> [Requirement]: Every line below is to be copied exactly, with the pictures left out.
____
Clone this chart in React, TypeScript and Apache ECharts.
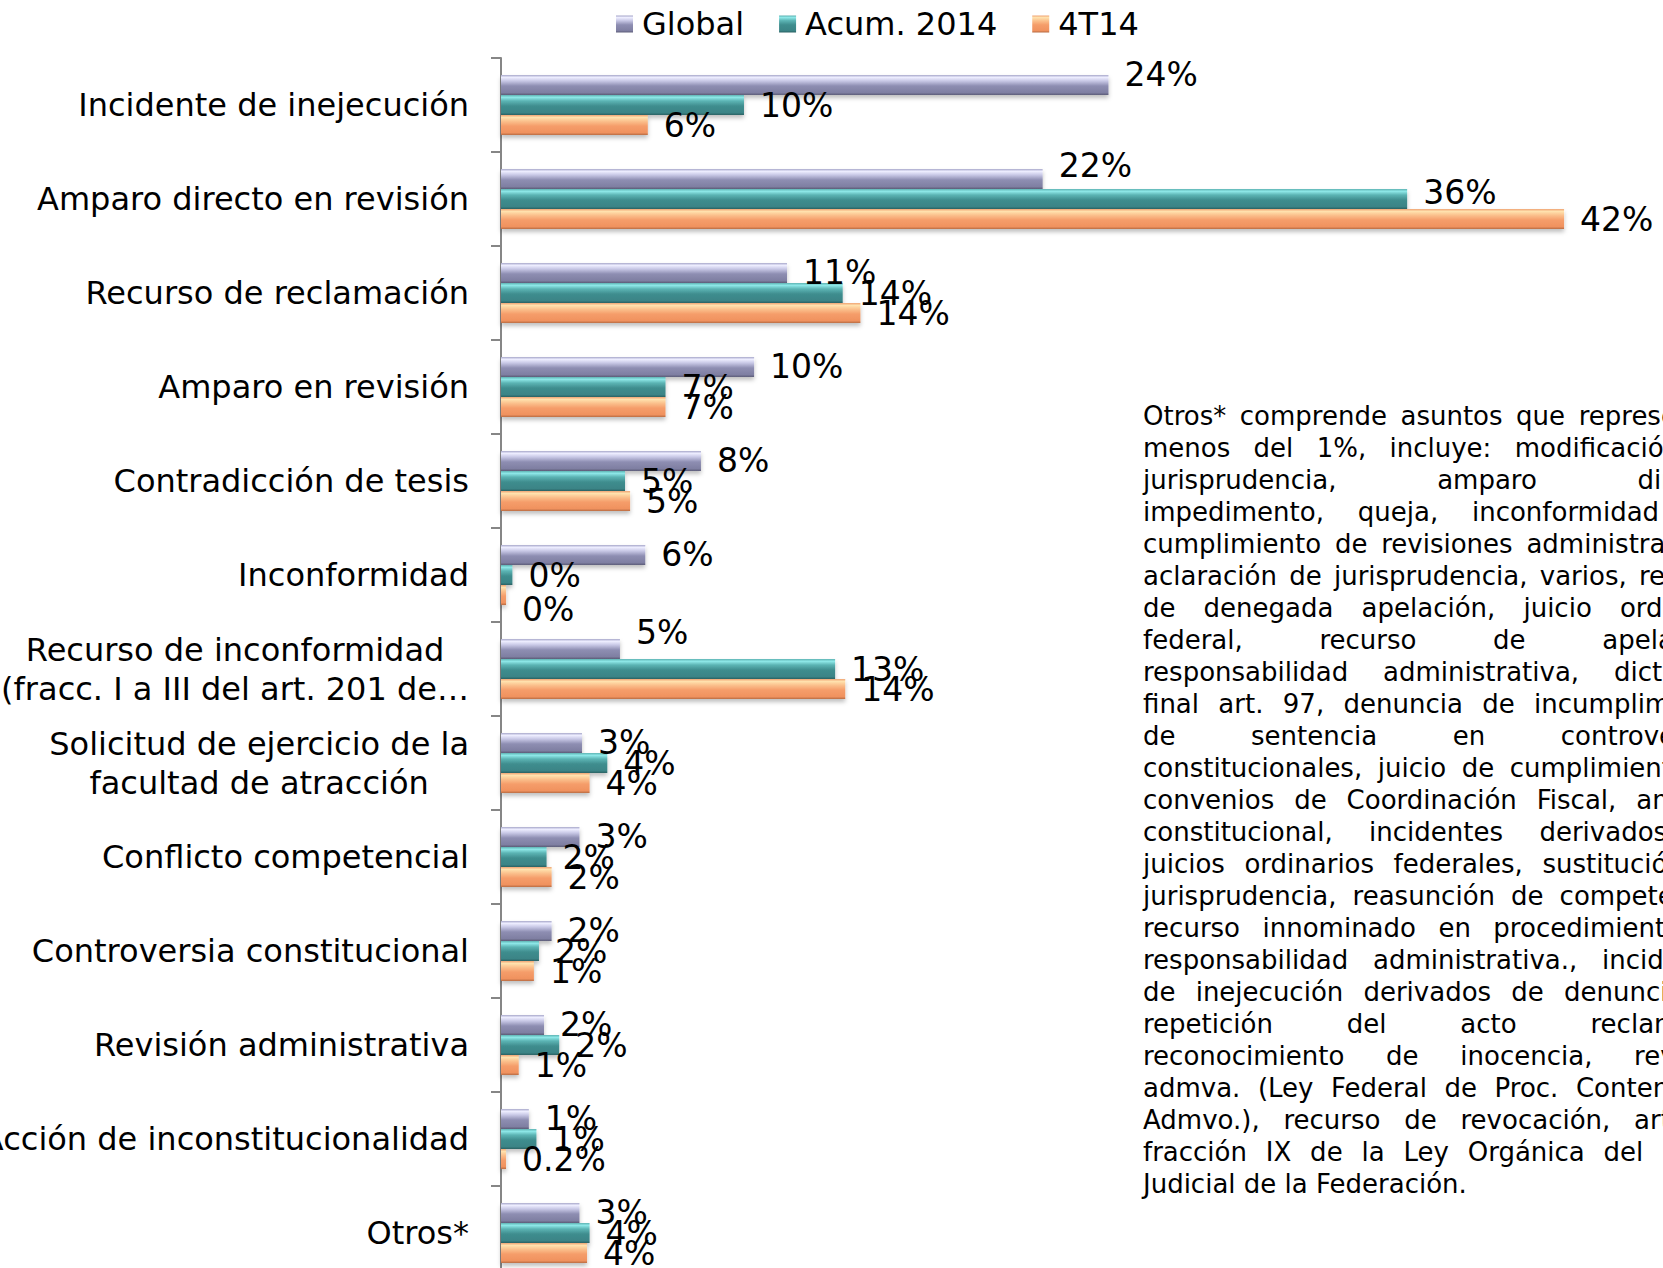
import React, { useEffect, useRef } from "react";
import * as echarts from "echarts";

const categories = [
  "Incidente de inejecución",
  "Amparo directo en revisión",
  "Recurso de reclamación",
  "Amparo en revisión",
  "Contradicción de tesis",
  "Inconformidad",
  "Recurso de inconformidad\n(fracc. I a III del art. 201 de…",
  "Solicitud de ejercicio de la\nfacultad de atracción",
  "Conflicto competencial",
  "Controversia constitucional",
  "Revisión administrativa",
  "Acción de inconstitucionalidad",
  "Otros*",
];
const seriesNames = ["Global", "Acum. 2014", "4T14"];
const globalValues = [24, 21.4, 11.3, 10, 7.9, 5.7, 4.7, 3.2, 3.1, 2.0, 1.7, 1.1, 3.1];
const acumValues = [9.6, 35.8, 13.5, 6.5, 4.9, 0.45, 13.2, 4.2, 1.8, 1.5, 2.3, 1.4, 3.5];
const t4Values = [5.8, 42, 14.2, 6.5, 5.1, 0.2, 13.6, 3.5, 2.0, 1.3, 0.7, 0.2, 3.4];
const globalLabels = ["24%", "22%", "11%", "10%", "8%", "6%", "5%", "3%", "3%", "2%", "2%", "1%", "3%"];
const acumLabels = ["10%", "36%", "14%", "7%", "5%", "0%", "13%", "4%", "2%", "2%", "2%", "1%", "4%"];
const t4Labels = ["6%", "42%", "14%", "7%", "5%", "0%", "14%", "4%", "2%", "1%", "1%", "0.2%", "4%"];

const noteLines = [
  "Otros* comprende asuntos que representan",
  "menos del 1%, incluye: modificación de",
  "jurisprudencia, amparo directo,",
  "impedimento, queja, inconformidad por",
  "cumplimiento de revisiones administrativas,",
  "aclaración de jurisprudencia, varios, recurso",
  "de denegada apelación, juicio ordinario",
  "federal, recurso de apelación,",
  "responsabilidad administrativa, dictamen",
  "final art. 97, denuncia de incumplimiento",
  "de sentencia en controversias",
  "constitucionales, juicio de cumplimiento de",
  "convenios de Coordinación Fiscal, amparo",
  "constitucional, incidentes derivados de",
  "juicios ordinarios federales, sustitución de",
  "jurisprudencia, reasunción de competencia,",
  "recurso innominado en procedimiento de",
  "responsabilidad administrativa., incidentes",
  "de inejecución derivados de denuncia de",
  "repetición del acto reclamado,",
  "reconocimiento de inocencia, revisión",
  "admva. (Ley Federal de Proc. Contencioso",
  "Admvo.), recurso de revocación, art. 11",
  "fracción IX de la Ley Orgánica del Poder",
  "Judicial de la Federación.",
];

const FONT = '"DejaVu Sans", Verdana, sans-serif';

const grad = (stops: [number, string][]) =>
  new echarts.graphic.LinearGradient(0, 0, 0, 1, stops.map(([offset, color]) => ({ offset, color })));

const seriesColors = [
  grad([[0, "#a4a4c8"], [0.12, "#eeeeff"], [0.3, "#c8c8e6"], [0.55, "#8e8eb2"], [0.88, "#7f7fa2"], [1, "#5e5e7a"]]),
  grad([[0, "#5db2b2"], [0.12, "#8ee8e8"], [0.3, "#5cb4b4"], [0.55, "#3f8d8e"], [0.88, "#3b8486"], [1, "#2a6264"]]),
  grad([[0, "#f0a474"], [0.12, "#ffe2ae"], [0.3, "#fbc28e"], [0.55, "#f59d6a"], [0.88, "#f0925f"], [1, "#b86a42"]]),
];

// small vertical nudges of a few labels, as in the reference
const labelNudge: Record<string, number> = {
  "0-0": -10,
  "0-1": -13,
  "0-6": -16,
  "1-1": -7,
  "2-5": 14,
};

function buildNote(): any[] {
  const fontSize = 26;
  const font = `${fontSize}px ${FONT}`;
  const canvas = document.createElement("canvas");
  const ctx = canvas.getContext("2d")!;
  ctx.font = font;
  const x0 = 1143;
  const y0 = 416;
  const step = 32;
  const W = 593;
  const spaceW = ctx.measureText(" ").width;
  const els: any[] = [];
  noteLines.forEach((line, i) => {
    const words = line.split(" ");
    const widths = words.map((w) => ctx.measureText(w).width);
    const total = widths.reduce((a, b) => a + b, 0);
    const last = i === noteLines.length - 1;
    let gap = spaceW;
    if (!last && words.length > 1) gap = Math.max(spaceW * 0.6, (W - total) / (words.length - 1));
    let x = x0;
    words.forEach((w, j) => {
      els.push({
        type: "text",
        x,
        y: y0 + i * step,
        silent: true,
        style: { text: w, fill: "#000", font, verticalAlign: "middle", align: "left" },
      });
      x += widths[j] + gap;
    });
  });
  return els;
}

export default function App() {
  const ref = useRef<HTMLDivElement>(null);
  useEffect(() => {
    const chart = echarts.init(ref.current!, undefined, { renderer: "svg" });
    const valueSets = [globalValues, acumValues, t4Values];
    const labelSets = [globalLabels, acumLabels, t4Labels];
    const option: any = {
      animation: false,
      backgroundColor: "#ffffff",
      legend: {
        top: 1,
        left: 611,
        itemWidth: 17,
        itemHeight: 17,
        itemGap: 35,
        icon: "rect",
        textStyle: { fontFamily: FONT, fontSize: 32, color: "#000", lineHeight: 36, padding: [0, 0, 0, 4] },
        data: seriesNames,
      },
      grid: {
        left: 501,
        top: 58,
        width: 1139,
        height: 1222,
        containLabel: false,
        outerBoundsMode: "none",
      },
      xAxis: { type: "value", min: 0, max: 45, show: false },
      yAxis: {
        type: "category",
        inverse: true,
        data: categories,
        axisLine: { show: true, lineStyle: { color: "#868686", width: 2 } },
        axisTick: { show: true, length: 10, lineStyle: { color: "#868686", width: 2 } },
        splitLine: { show: false },
        axisLabel: {
          margin: 32,
          align: "right",
          color: "#000",
          fontFamily: FONT,
          fontSize: 32,
          formatter: (v: string) => v.split("\n").map((l) => `{c|${l}}`).join("\n"),
          rich: { c: { align: "center", fontFamily: FONT, fontSize: 32, color: "#000", lineHeight: 39 } },
        },
      },
      series: seriesNames.map((name, si) => ({
        name,
        type: "bar",
        barGap: "0%",
        barCategoryGap: "36%",
        itemStyle: {
          color: seriesColors[si],
          shadowColor: "rgba(0,0,0,0.25)",
          shadowBlur: 4,
          shadowOffsetY: 3,
        },
        label: {
          show: true,
          position: "right",
          distance: 16,
          color: "#000",
          fontFamily: FONT,
          fontSize: 33,
        },
        data: valueSets[si].map((v, i) => {
          const nudge = labelNudge[`${si}-${i}`] || 0;
          return {
            value: v,
            label: { formatter: labelSets[si][i], offset: [0, nudge] },
          };
        }),
      })),
      graphic: buildNote(),
    };
    chart.setOption(option);
    return () => chart.dispose();
  }, []);
  return (
    <div
      ref={ref}
      style={{ position: "fixed", left: 0, top: 0, width: 1663, height: 1268, background: "#fff" }}
    />
  );
}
____
> [Worked solution]:
Clone this chart in React, TypeScript and Apache ECharts.
import React, { useEffect, useRef } from "react";
import * as echarts from "echarts";

const categories = [
  "Incidente de inejecución",
  "Amparo directo en revisión",
  "Recurso de reclamación",
  "Amparo en revisión",
  "Contradicción de tesis",
  "Inconformidad",
  "Recurso de inconformidad\n(fracc. I a III del art. 201 de…",
  "Solicitud de ejercicio de la\nfacultad de atracción",
  "Conflicto competencial",
  "Controversia constitucional",
  "Revisión administrativa",
  "Acción de inconstitucionalidad",
  "Otros*",
];
const seriesNames = ["Global", "Acum. 2014", "4T14"];
const globalValues = [24, 21.4, 11.3, 10, 7.9, 5.7, 4.7, 3.2, 3.1, 2.0, 1.7, 1.1, 3.1];
const acumValues = [9.6, 35.8, 13.5, 6.5, 4.9, 0.45, 13.2, 4.2, 1.8, 1.5, 2.3, 1.4, 3.5];
const t4Values = [5.8, 42, 14.2, 6.5, 5.1, 0.2, 13.6, 3.5, 2.0, 1.3, 0.7, 0.2, 3.4];
const globalLabels = ["24%", "22%", "11%", "10%", "8%", "6%", "5%", "3%", "3%", "2%", "2%", "1%", "3%"];
const acumLabels = ["10%", "36%", "14%", "7%", "5%", "0%", "13%", "4%", "2%", "2%", "2%", "1%", "4%"];
const t4Labels = ["6%", "42%", "14%", "7%", "5%", "0%", "14%", "4%", "2%", "1%", "1%", "0.2%", "4%"];

const noteLines = [
  "Otros* comprende asuntos que representan",
  "menos del 1%, incluye: modificación de",
  "jurisprudencia, amparo directo,",
  "impedimento, queja, inconformidad por",
  "cumplimiento de revisiones administrativas,",
  "aclaración de jurisprudencia, varios, recurso",
  "de denegada apelación, juicio ordinario",
  "federal, recurso de apelación,",
  "responsabilidad administrativa, dictamen",
  "final art. 97, denuncia de incumplimiento",
  "de sentencia en controversias",
  "constitucionales, juicio de cumplimiento de",
  "convenios de Coordinación Fiscal, amparo",
  "constitucional, incidentes derivados de",
  "juicios ordinarios federales, sustitución de",
  "jurisprudencia, reasunción de competencia,",
  "recurso innominado en procedimiento de",
  "responsabilidad administrativa., incidentes",
  "de inejecución derivados de denuncia de",
  "repetición del acto reclamado,",
  "reconocimiento de inocencia, revisión",
  "admva. (Ley Federal de Proc. Contencioso",
  "Admvo.), recurso de revocación, art. 11",
  "fracción IX de la Ley Orgánica del Poder",
  "Judicial de la Federación.",
];

const FONT = '"DejaVu Sans", Verdana, sans-serif';

const grad = (stops: [number, string][]) =>
  new echarts.graphic.LinearGradient(0, 0, 0, 1, stops.map(([offset, color]) => ({ offset, color })));

const seriesColors = [
  grad([[0, "#a4a4c8"], [0.12, "#eeeeff"], [0.3, "#c8c8e6"], [0.55, "#8e8eb2"], [0.88, "#7f7fa2"], [1, "#5e5e7a"]]),
  grad([[0, "#5db2b2"], [0.12, "#8ee8e8"], [0.3, "#5cb4b4"], [0.55, "#3f8d8e"], [0.88, "#3b8486"], [1, "#2a6264"]]),
  grad([[0, "#f0a474"], [0.12, "#ffe2ae"], [0.3, "#fbc28e"], [0.55, "#f59d6a"], [0.88, "#f0925f"], [1, "#b86a42"]]),
];

// small vertical nudges of a few labels, as in the reference
const labelNudge: Record<string, number> = {
  "0-0": -10,
  "0-1": -13,
  "0-6": -16,
  "1-1": -7,
  "2-5": 14,
};

function buildNote(): any[] {
  const fontSize = 26;
  const font = `${fontSize}px ${FONT}`;
  const canvas = document.createElement("canvas");
  const ctx = canvas.getContext("2d")!;
  ctx.font = font;
  const x0 = 1143;
  const y0 = 416;
  const step = 32;
  const W = 593;
  const spaceW = ctx.measureText(" ").width;
  const els: any[] = [];
  noteLines.forEach((line, i) => {
    const words = line.split(" ");
    const widths = words.map((w) => ctx.measureText(w).width);
    const total = widths.reduce((a, b) => a + b, 0);
    const last = i === noteLines.length - 1;
    let gap = spaceW;
    if (!last && words.length > 1) gap = Math.max(spaceW * 0.6, (W - total) / (words.length - 1));
    let x = x0;
    words.forEach((w, j) => {
      els.push({
        type: "text",
        x,
        y: y0 + i * step,
        silent: true,
        style: { text: w, fill: "#000", font, verticalAlign: "middle", align: "left" },
      });
      x += widths[j] + gap;
    });
  });
  return els;
}

export default function App() {
  const ref = useRef<HTMLDivElement>(null);
  useEffect(() => {
    const chart = echarts.init(ref.current!, undefined, { renderer: "svg" });
    const valueSets = [globalValues, acumValues, t4Values];
    const labelSets = [globalLabels, acumLabels, t4Labels];
    const option: any = {
      animation: false,
      backgroundColor: "#ffffff",
      legend: {
        top: 1,
        left: 611,
        itemWidth: 17,
        itemHeight: 17,
        itemGap: 35,
        icon: "rect",
        textStyle: { fontFamily: FONT, fontSize: 32, color: "#000", lineHeight: 36, padding: [0, 0, 0, 4] },
        data: seriesNames,
      },
      grid: {
        left: 501,
        top: 58,
        width: 1139,
        height: 1222,
        containLabel: false,
        outerBoundsMode: "none",
      },
      xAxis: { type: "value", min: 0, max: 45, show: false },
      yAxis: {
        type: "category",
        inverse: true,
        data: categories,
        axisLine: { show: true, lineStyle: { color: "#868686", width: 2 } },
        axisTick: { show: true, length: 10, lineStyle: { color: "#868686", width: 2 } },
        splitLine: { show: false },
        axisLabel: {
          margin: 32,
          align: "right",
          color: "#000",
          fontFamily: FONT,
          fontSize: 32,
          formatter: (v: string) => v.split("\n").map((l) => `{c|${l}}`).join("\n"),
          rich: { c: { align: "center", fontFamily: FONT, fontSize: 32, color: "#000", lineHeight: 39 } },
        },
      },
      series: seriesNames.map((name, si) => ({
        name,
        type: "bar",
        barGap: "0%",
        barCategoryGap: "36%",
        itemStyle: {
          color: seriesColors[si],
          shadowColor: "rgba(0,0,0,0.25)",
          shadowBlur: 4,
          shadowOffsetY: 3,
        },
        label: {
          show: true,
          position: "right",
          distance: 16,
          color: "#000",
          fontFamily: FONT,
          fontSize: 33,
        },
        data: valueSets[si].map((v, i) => {
          const nudge = labelNudge[`${si}-${i}`] || 0;
          return {
            value: v,
            label: { formatter: labelSets[si][i], offset: [0, nudge] },
          };
        }),
      })),
      graphic: buildNote(),
    };
    chart.setOption(option);
    return () => chart.dispose();
  }, []);
  return (
    <div
      ref={ref}
      style={{ position: "fixed", left: 0, top: 0, width: 1663, height: 1268, background: "#fff" }}
    />
  );
}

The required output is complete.